Here, in no particular order, are the five countries International Living highlights as the five best places to retire where you’ll be able to live on less than $30,000 a year. Locations offer you the choice of Latin America, Europe or Southeast Asia, so you can select the country that most appeals to you:
5. Mafra, Portugal.
Fifteen minutes away from great surfing, and just 21 miles from Lisbon, Mafra offers parks, a major palace and former royal hunting grounds. Not only is there the opportunity for an active social life with cafes and bars, the town’s cultural center is one of the providers of events including plays and concerts.
A cheap ($5.30 one way, $8.80 round trip) express bus ride to Lisbon will get you there in 40 minutes, while at the opposite end of the line you’ll find those surfing beaches at Ericeira.
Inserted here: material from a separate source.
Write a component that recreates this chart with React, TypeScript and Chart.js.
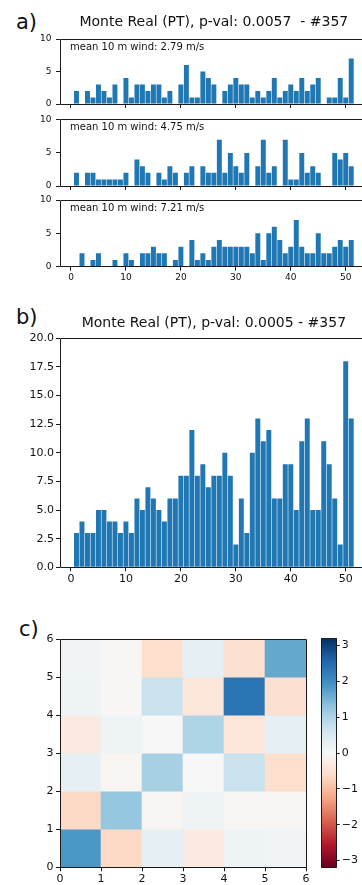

Oh, and a couple can “live well” on $2,034 a month.
4. Cuenca, Ecuador
Move here if your thing is seeking out festivals, food and scenery; the UNESCO World Heritage Site and third largest city in Ecuador offers all these and more. It will cost you more, of course, if you travel, but if you don’t, you and your significant other can enjoy retirement on a mere $1,680 per month.
You don’t need a car to get around and it’s safe to walk to where you need to go (as well as pleasant, in Cuenca’s temperate climate). And rent on a 3-bedroom condo with 2½ baths will only set you back $700 a month.
3. Central Valley, Costa Rica
One person living here will be able to do so comfortably enough on $1,500–$1,800 per month, with the more frugal able to do it on less—while couples will be “liv[ing] well” on $2,000 per month.
The Central Valley not only offers small villages where you’ll find other expats, there’s plenty of variety in your surroundings, the report says, including “elegant residential communities, excellent medical facilities, first-class shopping, splendid restaurants, and spectacular natural wonders, including volcanoes, soaring waterfalls, roaring rivers, and wildlife-filled forests.”
There are Pacific beaches for vacationing, too, and aficionados will find that coffee is grown in the Costa Rican mountains.
2. Pedasí, Panama
Four hours from Panama City, Pedasí is a fishing town on the Pacific coast, surrounded by cattle ranches and cornfields and with beautiful beaches just outside town.
To live here comfortably, you’ll even be able to travel on $2,000 per month, with one American retiree couple reporting prices of $1–$2 a bottle for beer, a housekeeper who takes care of a half day of indoor tasks for $15 and handymen and gardeners who will keep things up to snuff outside the house for $5 per hour.
1. Phnom Penh, Cambodia
A low cost of living coupled with a high standard of living, says the report, means that a single retiree can do very well in Phnom Penh for the paltry sum of $1,150 a month—or even less. In fact, Cambodia itself is in the top polition in the cost of living category in IL’s Annual Global Retirement Index.
A one-bedroom, one-bath apartment in the city center—with a balcony!—runs $250 a month, while food costs about $200 a month; another $80–$100 a month takes care of utilities, including water, electricity, garbage, cooking gas, and drinking water.